Friday, March 6, 2009

I don't want to grow up

I can honestly say that I don't remember the last time I felt like a kid. I feel like I have always had to be the adult. My parents constantly put me in situations that not only aged me well beyond the years I was, but also made me step up and take responsibility for everything.

I remember hearing my name during just about every fight my parents had, and being blamed for their problems. And on more than one occasion, my step dad would tell me that their problem, whatever it was, was all my fault.

Now as an adult, I apologize and take responsibility for anything and everything. I will apologize for the weather. I will apologize for anything not going right in my life, in your life. It doesn't matter. I will apologize.

And I have learned over the years that this is not a very good trait. First of all, it's irritating. People tell me all the time, "stop apologizing." And because I do it excessively, people have told me that when I apologize for something I actually should be apologizing for, they can't take my apology seriously. It doesn't seem sincere, since I will say sorry for anything. I completely understand this, but it has been so ingrained in me to apologize, that it's hard to stop.

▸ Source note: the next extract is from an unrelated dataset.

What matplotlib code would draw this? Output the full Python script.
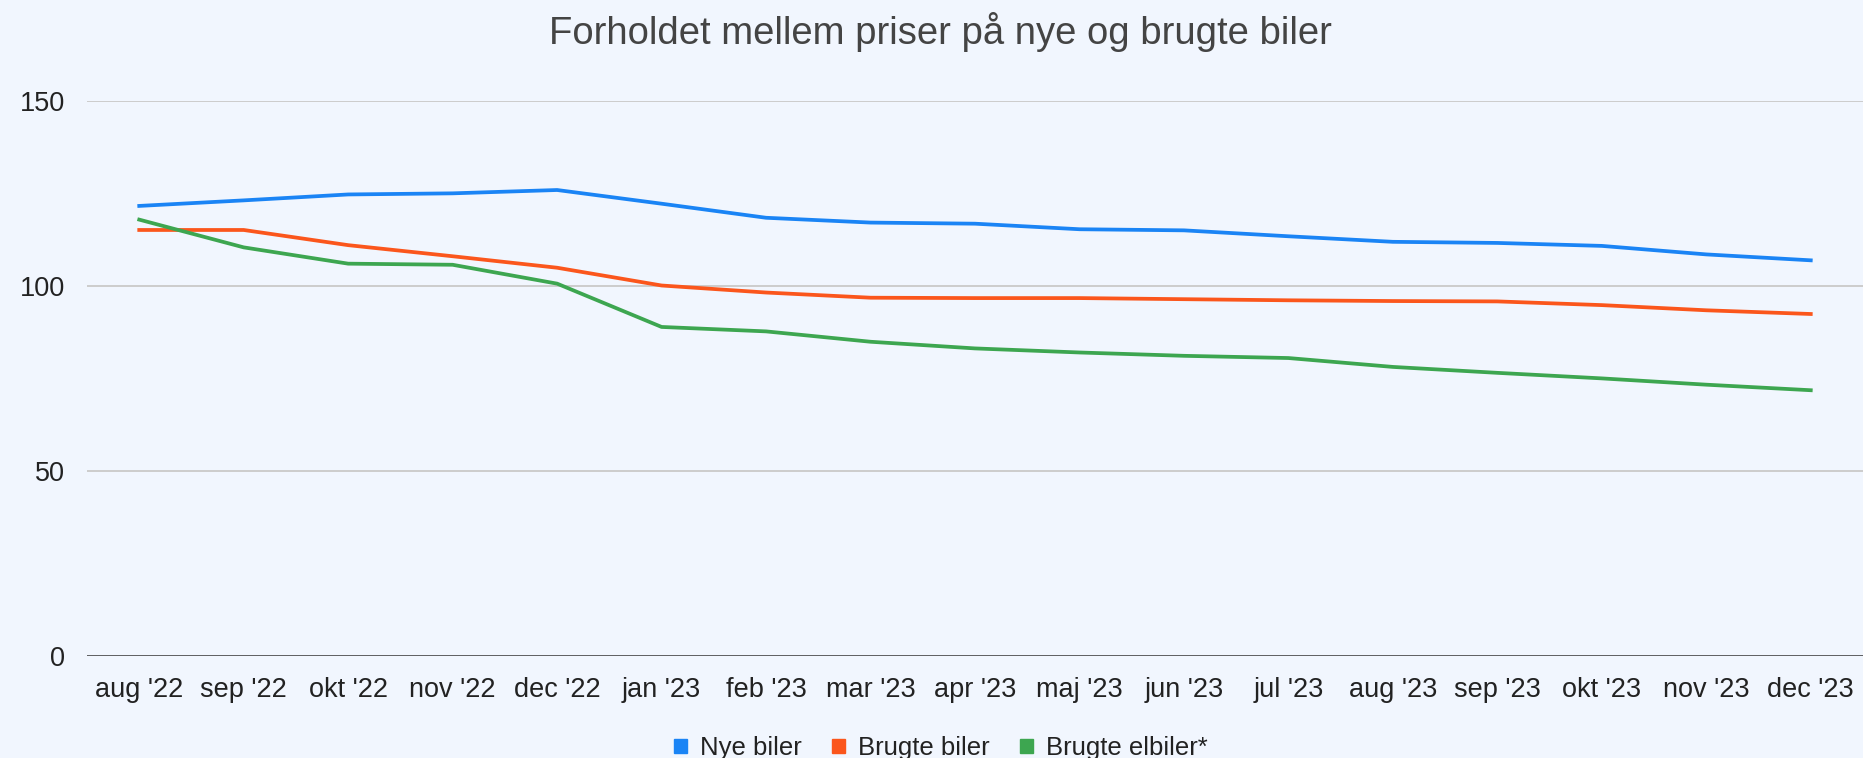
import matplotlib
matplotlib.use("Agg")
import matplotlib.pyplot as plt
from matplotlib.patches import Patch

plt.rcParams["font.family"] = ["Liberation Sans", "DejaVu Sans"]

months = ["aug '22", "sep '22", "okt '22", "nov '22", "dec '22", "jan '23", "feb '23",
          "mar '23", "apr '23", "maj '23", "jun '23", "jul '23", "aug '23", "sep '23",
          "okt '23", "nov '23", "dec '23"]
nye_biler = [121.6, 123.1, 124.7, 125.0, 125.9, 122.2, 118.4, 117.1, 116.8,
             115.3, 115.0, 113.4, 111.9, 111.6, 110.8, 108.5, 106.9]
brugte_biler = [115.1, 115.1, 111.0, 108.0, 104.9, 100.1, 98.2, 96.8, 96.7,
                96.7, 96.4, 96.1, 95.9, 95.8, 94.8, 93.4, 92.4]
brugte_elbiler = [117.9, 110.4, 106.0, 105.7, 100.6, 88.9, 87.7, 84.9, 83.1,
                  82.0, 81.1, 80.5, 78.1, 76.5, 75.0, 73.3, 71.8]

series = [
    ("Nye biler", nye_biler, "#1a84f5"),
    ("Brugte biler", brugte_biler, "#fb561c"),
    ("Brugte elbiler*", brugte_elbiler, "#3da650"),
]

bg = "#f1f6fe"
fig = plt.figure(figsize=(18.63, 7.58), dpi=100, facecolor=bg)
ax = fig.add_axes([0.0467, 0.1346, 0.9533, 0.7324])
ax.set_facecolor(bg)

x = list(range(len(months)))
for name, vals, color in series:
    ax.plot(x, vals, color=color, lw=2.7, solid_joinstyle="round", zorder=3)

ax.set_xlim(-0.5, len(months) - 0.5)
ax.set_ylim(0, 150)
ax.set_yticks([0, 50, 100, 150])
ax.set_xticks(x)
ax.set_xticklabels(months)
ax.tick_params(axis="both", length=0, labelsize=19.5, colors="#222222")
ax.tick_params(axis="x", pad=15)
ax.tick_params(axis="y", pad=16)

for v in [50, 100, 150]:
    ax.axhline(v, color="#cccccc", lw=1.4, zorder=1)
ax.axhline(0, color="#333333", lw=1.8, zorder=2)

for s in ax.spines.values():
    s.set_visible(False)

fig.text(0.505, 0.958, "Forholdet mellem priser på nye og brugte biler",
         ha="center", va="center", fontsize=27.5, color="#444444")

handles = [Patch(facecolor=c, edgecolor=c, label=n) for n, _, c in series]
fig.legend(handles=handles, loc="center", bbox_to_anchor=(0.505, 0.013), ncol=3,
           frameon=False, fontsize=18.5, handlelength=0.5, handleheight=0.5,
           handletextpad=0.5, columnspacing=1.2, labelcolor="#222222")

fig.savefig("out.png", dpi=100, facecolor=bg)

I remember I was living at my mom and her husbands house during my senior year of high school. That was the year I went a little wild. And as an avid journalist, I wrote about all about my crazy year.

One day, my step-dad, looking for a fight, read through all my old journals. A fight inevitably irrupted and I was basically kicked out of my house.

I spent that night at a friends house, balled my eyes out and listened to my mom's frantic messages about how she wanted me home. At 17 years old, I typed a letter to my step-dad telling him how sorry I was for doing the things I did and how much I knew I was wrong and how much I wanted to come home. The funny part was that I was not sorry, I really didn't want to come home and I didn't and don't think I was wrong. But I also knew that he would never take responsibility for his actions. I knew he would never apologize to me, and most importantly, I knew this fight would further tear apart our family. Something I could not bear the weight of.

So I gave him the letter and he told he how much he appreciated my apology and that was that. I was back in the house, hating him and hating every minute of it. But it was resolved, so I would deal with it.

Even though I am out of the house, I still feel like I am a character actor and the role is "grown up." I just want to play the part of a kid again. I want to be able to throw a tantrum and it be justifiable. I want to be upset and it not get chalked up to hormones. I want to be irresponsible and have someone else pick up the pieces. I just want to be a kid.